Dear, it does not lessen my desire to go and see you, which I shall put into execution. I am working night and day to arrange my affairs here, and make a purse for my journey. You will see me, some fine day, landing on that charming bridge.
This is only a little line to tell you that my eyes will be forever on your windows, on the columns of your peristyle, and, while examining my ideas, I shall be walking on that lawn.
"Le Curé de village" will be out in a few days; "Les Mémoires de deux jeunes Mariées" are nearly finished. My lawyer, a man of admirable character, maintains my debt by legal process [maintient ma dette par la procédure]. I shall give two plays and a quantity of articles. I shall leave my proofs to be corrected by friends in my absence, for a dozen volumes will be re-issued during my travels.
Perhaps I shall come to you an Academician; but certainly with the satisfaction of having published "Le Curé de village," which is one of the stones of my pediment. I shall bring that work with me. I would like to know to whom I shall address myself to avoid all annoyance at the frontier regarding my manuscripts. Do you think I ought to write to Saint Petersburg, or will a few words from Pablen, your ambassador, suffice?

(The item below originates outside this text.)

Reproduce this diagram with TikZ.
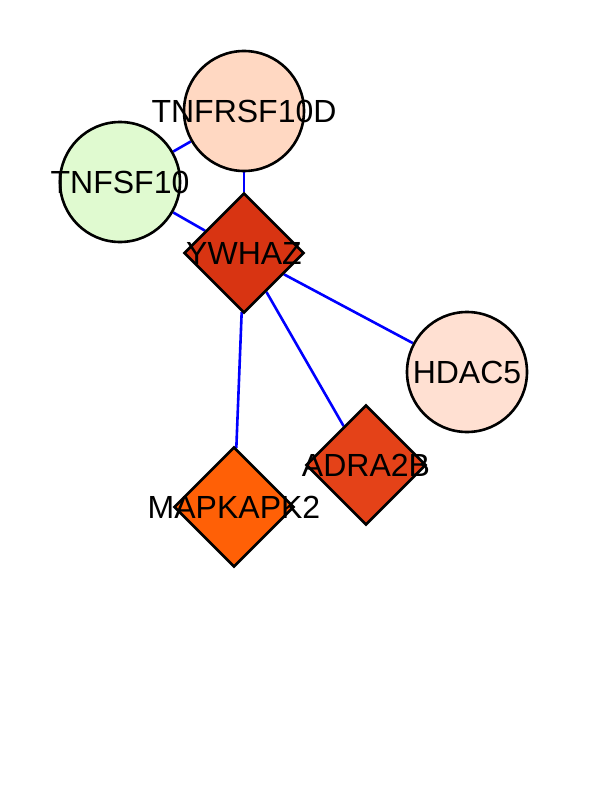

I should like to obtain information about this because I would then bring you my manuscripts.
When I saw your cage, it seemed to me it was mine, and I ought to be living in it. You have made me very happy, and you must have had a presentiment of my pleasure when you asked me so often if the picture had arrived.
Yesterday, December 15, one hundred thousand persons were in the Champs Élysées. A thing happened that would make one believe that natural effects had intentions: at the moment when the body of Napoleon entered the Invalides, a rainbow formed above that building. Victor Hugo has written a sublime poem, an ode, on the return of the Emperor. From Havre to Pecq both banks of the Seine were black with people, and all those populations knelt as the boat passed them. It was more grand than the Roman Triumphs, he was recognizable in his coffin; the flesh was white; the hand speaking. He is the man of prestige to the last; and Paris is the city of miracles. In five days one hundred and twenty statues were made, seven or eight of them very fine, also one hundred triumphal columns, urns twenty feet high, and tiers of seats for a hundred thousand spectators. The Invalides was draped in violet velvet powdered with bees. My upholsterer said to me, to explain the thing: "Monsieur, in such cases, all the world upholsters."[1]
Well, adieu. I work, and every hour lost delays my journey. I send you to-day the most precious of autographs, for Frédérick Lemaître never writes a line; he is as great as Talma.
All tender and gracious homage. My regards and remembrances to those about you. You ought by this time to have "Pierrette" complete.
[1] This relates to the return of Napoleon's body from Saint Helena. The translator of this volume was present. The Champs Élysées from the Arc de Triomphe to the Place de la Concorde were lined with those statues, between which were the urns, filled with burning incense. As the catafalque (all gold, and draped with violet gauze) paused beneath the Arch, the populace fell on their knees, believing that Napoleon would rise from the dead. The remnant of the Old Guard followed him on foot. The weather was so terribly cold that fifteen hundred persons were said to have died of it; three hundred of them English.—-TR.